Friday, 22 May 2009

Ivor Gurney: ‘The Songs I Had’

I was privileged to hear Pamela Blevins present a fine illustrated lecture on Ivor Gurney. This explored the composer/poet’s life “against a background of his times, journeying with him as he moved through the worlds of war, poetry and music, enjoyed romance and tasted success.” But perhaps the most interesting, if depressing part of this talk was concerned with “providing insights into the nature of his [Gurney’s] illness and its effect on his music.

For me, three critical points emerged from this lecture. All of them I have been aware of but believe that listeners to Gurney’’ music need to be reminded of from time to time.

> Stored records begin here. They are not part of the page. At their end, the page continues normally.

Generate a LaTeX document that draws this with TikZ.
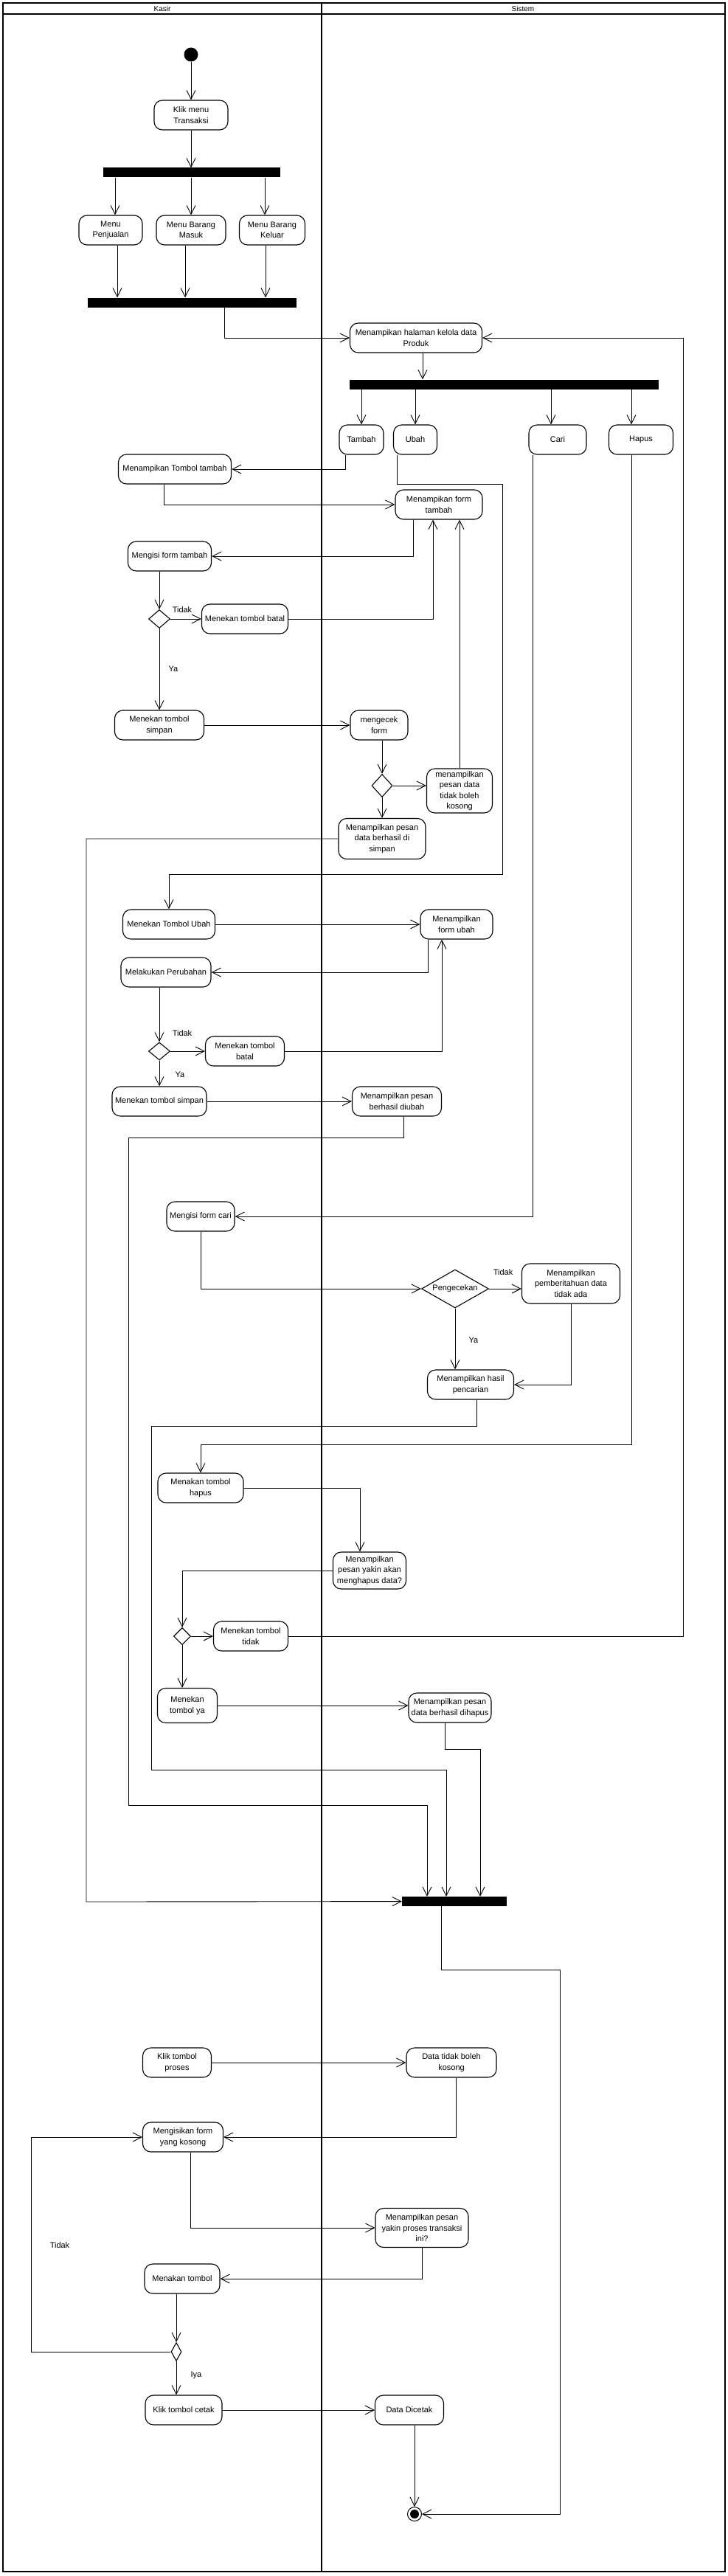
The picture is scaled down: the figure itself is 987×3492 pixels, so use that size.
\documentclass[tikz,border=0pt]{standalone}
\usepackage{fontspec}
\setmainfont{Liberation Sans}
\usetikzlibrary{arrows.meta,shapes.geometric}
\newcommand{\txt}{\fontsize{11}{14.5}\selectfont}
\newcommand{\hdrtxt}{\fontsize{10}{12}\selectfont}

\begin{document}
\begin{tikzpicture}[x=1pt,y=-1pt,
  act/.style={draw, rounded corners=11pt, line width=1.1pt, align=center,
    inner sep=2pt, minimum height=40pt, font=\txt},
  bar/.style={fill=black, inner sep=0pt, minimum height=13pt},
  dec/.style={diamond, draw, line width=1.1pt, inner sep=0pt, font=\txt},
  flow/.style={line width=0.9pt, -{Straight Barb[length=12pt,width=12pt]}},
  lane/.style={line width=2pt},
  lbl/.style={font=\txt},
  hdr/.style={font=\hdrtxt},
  ini/.style={circle, fill=black, minimum size=19pt, inner sep=0pt},
  fin/.style={circle, draw, line width=1pt, minimum size=19pt, inner sep=0pt,
    path picture={\fill (path picture bounding box.center) circle (6pt);}}]
  \useasboundingbox (0,0) rectangle (987,3492);
  \draw[lane] (4,4) rectangle (983,3486);
  \draw[lane] (4,19) -- (983,19);
  \draw[lane] (436,4) -- (436,3486);
  \node[hdr] (kasir) at (220,11.5) {Kasir};
  \node[hdr] (sistem) at (709,11.5) {Sistem};

  \node[ini] (start) at (259,74) {};
  \node[act, minimum width=100pt] (klik) at (259,156) {Klik menu\\Transaksi};
  \node[bar, minimum width=240pt] (fork1) at (260,234) {};
  \node[act, minimum width=86pt] (penj) at (150,312) {Menu\\Penjualan};
  \node[act, minimum width=94pt] (masuk) at (259,312) {Menu Barang\\Masuk};
  \node[act, minimum width=89pt] (keluar) at (369,312) {Menu Barang\\Keluar};
  \node[bar, minimum width=283pt] (join1) at (260.5,410) {};
  \node[act, minimum width=179pt] (halaman) at (564,458) {Menampikan halaman kelola data\\Produk};
  \node[bar, minimum width=419pt] (fork2) at (683.5,521) {};
  \node[act, minimum width=60pt] (tambah) at (490,596) {Tambah};
  \node[act, minimum width=59pt] (ubah) at (563,596) {Ubah};
  \node[act, minimum width=78pt] (cari) at (756,596) {Cari};
  \node[act, minimum width=87pt] (hapus) at (869,596) {Hapus};

  \node[act, minimum width=153pt] (tbltambah) at (237,636) {Menampikan Tombol tambah};
  \node[act, minimum width=118pt] (formtambah) at (595,684) {Menampikan form\\tambah};
  \node[act, minimum width=113pt] (isitambah) at (230,754) {Mengisi form tambah};
  \node[dec, minimum width=29pt, minimum height=25pt] (dec1) at (216,839) {};
  \node[act, minimum width=117pt] (bataltambah) at (332,839) {Menekan tombol batal};
  \node[act, minimum width=121pt] (simpantambah) at (216,983) {Menekan tombol\\simpan};
  \node[act, minimum width=78pt] (cek) at (514,983) {mengecek\\form};
  \node[dec, minimum width=28pt, minimum height=31pt] (dec2) at (518,1065) {};
  \node[act, minimum width=89pt, minimum height=60pt] (kosong) at (623,1072) {menampilkan\\pesan data\\tidak boleh\\kosong};
  \node[act, minimum width=118pt, minimum height=55pt] (berhasilsimpan) at (518,1137) {Menampilkan pesan\\data berhasil di\\simpan};
  \node[lbl] (tidak1) at (247,827) {Tidak};
  \node[lbl] (ya1) at (235,907) {Ya};

  \node[act, minimum width=125pt] (tblubah) at (229,1253) {Menekan Tombol Ubah};
  \node[act, minimum width=98pt] (formubah) at (619,1253) {Menampilkan\\form ubah};
  \node[act, minimum width=122pt] (perubahan) at (225,1318) {Melakukan Perubahan};
  \node[dec, minimum width=29pt, minimum height=24pt] (dec3) at (216,1425) {};
  \node[act, minimum width=107pt] (batalubah) at (332,1425) {Menekan tombol\\batal};
  \node[act, minimum width=128pt] (simpanubah) at (216,1493) {Menekan tombol simpan};
  \node[act, minimum width=121pt] (berhasilubah) at (538,1493) {Menampilkan pesan\\berhasil diubah};
  \node[lbl] (tidak2) at (247,1401) {Tidak};
  \node[lbl] (ya2) at (244,1457) {Ya};

  \node[act, minimum width=92pt] (isicari) at (272,1649) {Mengisi form cari};
  \node[dec, aspect=1.8, minimum width=91pt, minimum height=52pt] (pengecekan) at (617,1747) {Pengecekan};
  \node[act, minimum width=133pt, minimum height=54pt] (tidakada) at (774,1740) {Menampilkan\\pemberitahuan data\\tidak ada};
  \node[act, minimum width=117pt] (hasil) at (638,1877) {Menampilkan hasil\\pencarian};
  \node[lbl] (tidak3) at (682,1725) {Tidak};
  \node[lbl] (ya3) at (642,1817) {Ya};

  \node[act, minimum width=116pt] (tblhapus) at (272,2017) {Menakan tombol\\hapus};
  \node[act, minimum width=99pt, minimum height=50pt] (yakinhapus) at (501,2129) {Menampilkan\\pesan yakin akan\\menghapus data?};
  \node[dec, minimum width=23pt, minimum height=23pt] (dec4) at (247,2218) {};
  \node[act, minimum width=101pt] (tbltidak) at (340,2218) {Menekan tombol\\tidak};
  \node[act, minimum width=81pt, minimum height=47pt] (tblya) at (254,2312) {Menekan\\tombol ya};
  \node[act, minimum width=112pt] (berhasilhapus) at (610,2315) {Menampilkan pesan\\data berhasil dihapus};
  \node[bar, minimum width=142pt] (join2) at (616,2577.5) {};

  \node[act, minimum width=93pt] (proses) at (240,2796) {Klik tombol\\proses};
  \node[act, minimum width=122pt] (datakosong) at (612,2796) {Data tidak boleh\\kosong};
  \node[act, minimum width=109pt] (isikosong) at (248,2897) {Mengisikan form\\yang kosong};
  \node[act, minimum width=126pt, minimum height=53pt] (yakinproses) at (572,3020) {Menampilkan pesan\\yakin proses transaksi\\ini?};
  \node[act, minimum width=102pt] (menakan) at (247,3089) {Menakan tombol};
  \node[dec, minimum width=14pt, minimum height=25pt] (dec5) at (239,3188) {};
  \node[act, minimum width=104pt] (cetak) at (249,3267) {Klik tombol cetak};
  \node[act, minimum width=93pt] (dicetak) at (555,3267) {Data Dicetak};
  \node[fin] (end) at (562,3408) {};
  \node[lbl] (tidak4) at (81,3044) {Tidak};
  \node[lbl] (iya) at (266,3220) {Iya};

  \draw[flow] (start) -- (klik);
  \draw[flow] (klik) -- (klik |- fork1.north);
  \draw[flow] (fork1.south -| 156,0) -- (penj.north -| 156,0);
  \draw[flow] (fork1.south -| masuk) -- (masuk);
  \draw[flow] (fork1.south -| 359,0) -- (keluar.north -| 359,0);
  \draw[flow] (penj.south -| 159,0) -- (join1.north -| 159,0);
  \draw[flow] (masuk.south -| 251,0) -- (join1.north -| 251,0);
  \draw[flow] (keluar.south -| 360,0) -- (join1.north -| 360,0);
  \draw[flow] (join1.south -| 304,0) |- (halaman);
  \draw[flow] (halaman.south -| 573,0) -- (fork2.north -| 573,0);
  \draw[flow] (fork2.south -| tambah) -- (tambah);
  \draw[flow] (fork2.south -| ubah) -- (ubah);
  \draw[flow] (fork2.south -| 747,0) -- (cari.north -| 747,0);
  \draw[flow] (fork2.south -| 856,0) -- (hapus.north -| 856,0);

  \draw[flow] (tambah.south -| 468,0) |- (tbltambah);
  \draw[flow] (tbltambah.south -| 222,0) |- (formtambah);
  \draw[flow] (formtambah.south -| 560,0) |- (isitambah);
  \draw[flow] (isitambah.south -| dec1) -- (dec1);
  \draw[flow] (dec1) -- (bataltambah);
  \draw[flow] (bataltambah) -| (formtambah.south -| 587,0);
  \draw[flow] (dec1) -- (simpantambah);
  \draw[flow] (simpantambah) -- (cek);
  \draw[flow] (cek.south -| dec2) -- (dec2);
  \draw[flow] (dec2) -- (dec2 -| kosong.west);
  \draw[flow] (kosong) -- (kosong |- formtambah.south);
  \draw[flow] (dec2) -- (berhasilsimpan);
  \draw[flow] (berhasilsimpan) -| (117,2578) -- (join2);

  \draw[flow] (ubah.south -| 538,0) |- (681,656) |- (229,1185) -- (tblubah);
  \draw[flow] (tblubah) -- (formubah);
  \draw[flow] (formubah.south -| 580,0) |- (perubahan);
  \draw[flow] (perubahan.south -| dec3) -- (dec3);
  \draw[flow] (dec3) -- (batalubah);
  \draw[flow] (batalubah) -| (formubah.south -| 599,0);
  \draw[flow] (dec3) -- (simpanubah);
  \draw[flow] (simpanubah) -- (berhasilubah);
  \draw[flow] (berhasilubah.south -| 547,0) |- (174,1542) |- (579,2447) -- (join2.north -| 579,0);

  \draw[flow] (cari.south -| 722,0) |- (isicari);
  \draw[flow] (isicari) |- (pengecekan);
  \draw[flow] (pengecekan) -- (pengecekan -| tidakada.west);
  \draw[flow] (pengecekan) -- (pengecekan |- hasil.north);
  \draw[flow] (tidakada) |- (hasil);
  \draw[flow] (hasil.south -| 646,0) |- (205,1933) |- (605,2399) -- (join2.north -| 605,0);

  \draw[flow] (hapus.south -| 856,0) |- (272,1958) -- (tblhapus);
  \draw[flow] (tblhapus) -| (yakinhapus.north -| 488,0);
  \draw[flow] (yakinhapus) -| (dec4);
  \draw[flow] (dec4) -- (tbltidak);
  \draw[flow] (tbltidak) -| (926,458) -- (halaman);
  \draw[flow] (dec4) -- (dec4 |- tblya.north);
  \draw[flow] (tblya) -- (tblya -| berhasilhapus.west);
  \draw[flow] (berhasilhapus.south -| 603,0) |- (651,2371) -- (join2.north -| 651,0);
  \draw[flow] (join2.south -| 598,0) |- (759,2670) |- (end);

  \draw[flow] (proses) -- (datakosong);
  \draw[flow] (datakosong.south -| 618,0) |- (isikosong);
  \draw[flow] (isikosong.south -| 258,0) |- (yakinproses);
  \draw[flow] (yakinproses) |- (menakan);
  \draw[flow] (menakan.south -| dec5) -- (dec5);
  \draw[flow] (dec5) -| (42,2897) -- (isikosong);
  \draw[flow] (dec5) -- (dec5 |- cetak.north);
  \draw[flow] (cetak) -- (dicetak);
  \draw[flow] (dicetak.south -| end) -- (end);
\end{tikzpicture}
\end{document}
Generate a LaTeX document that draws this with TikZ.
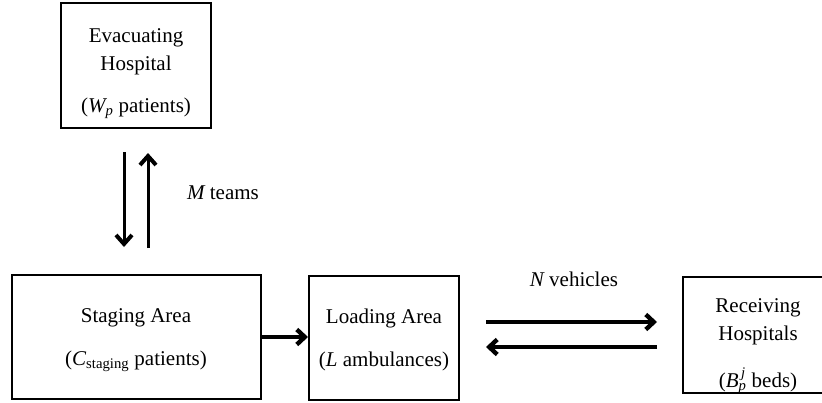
\documentclass[tikz,border=0pt]{standalone}
\usepackage{fontspec}
\usepackage{amsmath}
\setmainfont{Liberation Serif}
\usetikzlibrary{arrows.meta}

\begin{document}
\begin{tikzpicture}[x=1pt, y=-1pt,
  every node/.style={font=\fontsize{21}{28}\selectfont, inner sep=0pt},
  area/.style={draw, line width=2pt, rectangle},
  lbl/.style={align=center},
  flow/.style={line width=3pt, -{Straight Barb[length=9pt, width=16pt, line width=4pt]}},
  wide/.style={line width=3.6pt, -{Straight Barb[length=8pt, width=15pt, line width=4.4pt]}}]
  \useasboundingbox (0,0) rectangle (822,402);

  % areas
  \node[area, minimum width=150pt, minimum height=125pt] (evac) at (136,65.5) {};
  \node[area, minimum width=249.5pt, minimum height=124pt] (staging) at (136.25,337) {};
  \node[area, minimum width=150pt, minimum height=124pt] (loading) at (384,338) {};
  \node[area, minimum width=150pt, minimum height=116pt] (receiving) at (758,335) {};

  % area texts
  \node[lbl] (evactext) at (136,74) {Evacuating\\Hospital\\[14pt]($\mathit{W}_{\mathit{p}}$ patients)};
  \node[lbl] (stagingtext) at (136,340) {Staging Area\\[15pt]($\mathit{C}_{\text{staging}}$ patients)};
  \node[lbl] (loadingtext) at (384,340) {Loading Area\\[15pt]($\mathit{L}$ ambulances)};
  \node[lbl] (receivingtext) at (758,346) {Receiving\\Hospitals\\[19pt]($\mathit{B}_{\mathit{p}}^{\,\mathit{j}}$ beds)};

  % flow labels
  \node (teams) at (223,193) {$\mathit{M}$ teams};
  \node (vehicles) at (574,279) {$\mathit{N}$ vehicles};

  % teams moving between the evacuating hospital and the staging area
  \draw[flow, shorten <=23pt, shorten >=27pt]
    ([xshift=-12pt]evac.south) -- ([xshift=-12pt]evac.south |- staging.north);
  \draw[flow, shorten <=26pt, shorten >=24pt]
    ([xshift=12pt]evac.south |- staging.north) -- ([xshift=12pt]evac.south);

  % staging to loading
  \draw[wide] (staging.east) -- (loading.west |- staging.east);

  % vehicles shuttling to and from the receiving hospitals
  \draw[wide, shorten <=26pt, shorten >=25pt]
    ([yshift=16pt]loading.east) -- ([yshift=16pt]loading.east -| receiving.west);
  \draw[wide, shorten <=25pt, shorten >=26pt]
    ([yshift=-9pt]loading.east -| receiving.west) -- ([yshift=-9pt]loading.east);
\end{tikzpicture}
\end{document}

1. Gurney did not suffer from shell shock. This notion was first formall promulgated by his friend Marion Scott in the 1954 edition of Groves Dictionary. It has remained in the popular psyche ever since, in spite of many efforts to present the facts. The truth was that Gurney was “locked in a losing battle with the worsening symptoms of the bipolar illness that struck him as a teenager and would eventually derail his genius".
2. Gurney did not spend the final fifteen years of his life in an asylum reliving the horrors of the Great War. Blevins made abundantly clear that his time in the army was in fact productive both musically and poetically. He made a great soldier and the discipline of army life led to an improvement in his mental health rather than a deterioration. It was not until after the war that he began to struggle again with his manic depression.
3. There is nothing positive to be gained by publishing every scrap of Gurney’s music, poetry and correspondence. There is a danger that scholars and musicians try to revive various works that are not worthy to the composer’s reputation. Naturally there will be a few gems amongst the unpublished scores, but much of the ‘asylum years’ music is unfocused and suffers from ‘grass-hoppering.’

The lecture was well illustrated with music – vocal, piano and even orchestral. Perhaps the piece that most impressed me is the recently discovered song Western Sailors. However, in spite of the fact that this is supposedly a late work, Pamela Blevins feels it could belong to an earlier period. Certainly it is a great song that displays none of the faults that are often apparent in his later scores.

Pamela Blevins is to be congratulated on both her lecture and the considerable work that she does for British Music. Her recent study of “Ivor Gurney and Marion Scott” from Boydell Press is essential reading for all enthusiasts of Gurney and English song. Her work for the Maud Powell and the Gerald Finzi Society in the United States is equally impressive. She is co-founder and editor of The Maud Powell Signature on-line journal which majors on Women in music – as composers, performers and educators.